Background: We are aggregating content from some websites (with permission) for use in supplementary search functions for another application. An example is the news section of https://centenary.bahai.us. We thought to use xidel for this purpose, since the template file paradigm seems an elegant way to extract data from html, e.g. for a template:
<h1 class="title">{$title}</h1>?
<div class="node build-mode-full">
{$url:=$url}
<div class="field-field-audio">?
<audio src="{$audio:='https://' || $host || .}"></audio>?
</div>?
<div class="field-field-clip-img">
<a href="{$image:='https://' || $host || .}" class="imagefield-field_clip_img"></a>*
</div>?
<div class="field-field-pubname">{$publication}</div>?
<div class="field-field-historical-date">{$date}</div>?
<div class="location"><div class="adr">{$location}</div>?</div>?

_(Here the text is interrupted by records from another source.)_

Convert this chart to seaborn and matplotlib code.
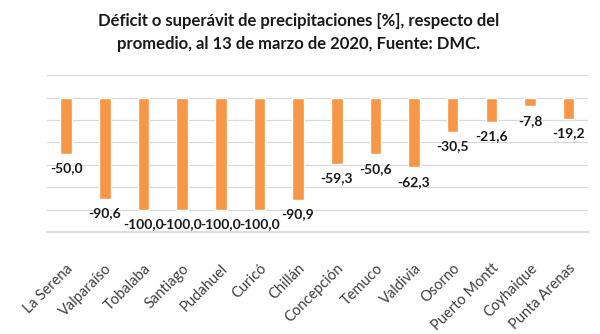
import matplotlib
matplotlib.use("Agg")
import matplotlib.pyplot as plt
import seaborn as sns
import pandas as pd

stations = ["La Serena", "Valparaíso", "Tobalaba", "Santiago", "Pudahuel", "Curicó",
            "Chillán", "Concepción", "Temuco", "Valdivia", "Osorno", "Puerto Montt",
            "Coyhaique", "Punta Arenas"]
values = [-50.0, -90.6, -100.0, -100.0, -100.0, -100.0, -90.9, -59.3, -50.6, -62.3,
          -30.5, -21.6, -7.8, -19.2]
title = "Déficit o superávit de precipitaciones [%], respecto del\npromedio, al 13 de marzo de 2020, Fuente: DMC."

sns.set_theme(style="white")
plt.rcParams['font.family'] = ['Lato', 'DejaVu Sans']

df = pd.DataFrame({"station": stations, "value": values})

fig = plt.figure(figsize=(6, 3.34), dpi=100)
ax = fig.add_axes([0.078, 0.305, 0.902, 0.47])
sns.barplot(data=df, x="station", y="value", color="#F79646", saturation=1,
            width=0.3, ax=ax)

ax.set_ylim(-120, 20)
ax.set_yticks(range(-120, 21, 20))
ax.yaxis.grid(True, color="#D9D9D9", linewidth=0.9)
ax.set_axisbelow(True)
ax.tick_params(axis="y", left=False, labelleft=False)
ax.tick_params(axis="x", bottom=False, pad=15)
for s in ["top", "right", "left"]:
    ax.spines[s].set_visible(False)
ax.spines["bottom"].set_color("#D9D9D9")
ax.set_xlabel("")
ax.set_ylabel("")
ax.set_xticks(range(len(stations)))
ax.set_xticklabels(stations, rotation=45, ha="right", rotation_mode="anchor",
                   fontsize=10.5, color="#404040")

for i, v in enumerate(values):
    ax.annotate(f"{v:.1f}".replace(".", ","), xy=(i, v), xytext=(0, -6),
                textcoords="offset points", ha="center", va="top",
                fontsize=10, fontweight="bold", color="#1a1a1a")

fig.text(0.497, 0.96, title, ha="center", va="top", fontsize=12,
         fontweight="bold", color="#1a1a1a", linespacing=1.5)

fig.savefig("out.png", dpi=100)
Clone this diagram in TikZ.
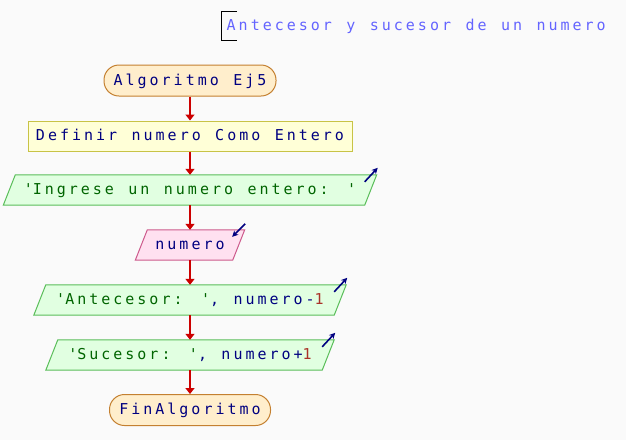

<div class="node-body">{$text}</div>
</div>?
...we can run a command like the following:
xidel "https://centenary.bahai.us" -e "$(< template.html)" -f "//a[contains(@href, '/news/')]" --silent --color=never --output-format=json-wrapped > index.json
...which will give us json formatted data from all the news pages on centenary.bahai.us. An example article would look like this:
{
"title": "Bahá’ísm the Religion of Brotherhood",
"url": "https://centenary.bahai.us/news/bahaism-religion-brotherhood",
"audio": "https://centenary.bahai.us/sites/default/files/453_0.mp3",
"image": "https://centenary.bahai.us/sites/default/files/imagecache/lightbox-large/images/press_clippings/03-31-1912_NYT_Bahaism_the_Religion_of_Brotherhood.png",
"publication": "The New York Times",
"date": "March 31, 1912",
"location": "New York, NY",
"text": "A posthumous volume of “Essays in Radical Empiricism,” by William James, will be published in April by Longmans, Green & Co. This house will also bring out “Leo XIII, and Anglican Orders,” by Viscount Halifax, and “Bahá’ísm, the Religion of Brotherhood, and Its Place in the Evolution of Creeds,” by Francis H. Skrine. In the latter an analysis is made of the Gospel of Bahá’u’lláh and his successor. ‘Abdu’l-Bahá — whose arrival in this country is expected early in April — and a forecast is attempted of its influence on civilization."
},
That's just beautiful, and a whole lot easier than some mishmash of httrack and pup or (God forbid) sed and regex, but there are a few issues:
- We would like to have separate files for each document, whereas this gives us one large json file.
- Even with the
--silent
flag, we still get status messages in the output which invalidate the json, such as**** Retrieving (GET): https://centenary.bahai.us ****
or**** Processing: https://centenary.bahai.us/ ****
or** Current variable state: **
- The process seems too fragile; if there is any discrepancy between the template and the actual html, the entire process errors out and we get nothing. We would prefer to have it output an error for only the one page and then continue with the next URL.
Xidel seems like a game-changing tool which should make this job possible with a one-line command and a simple extract template file; what am I missing here?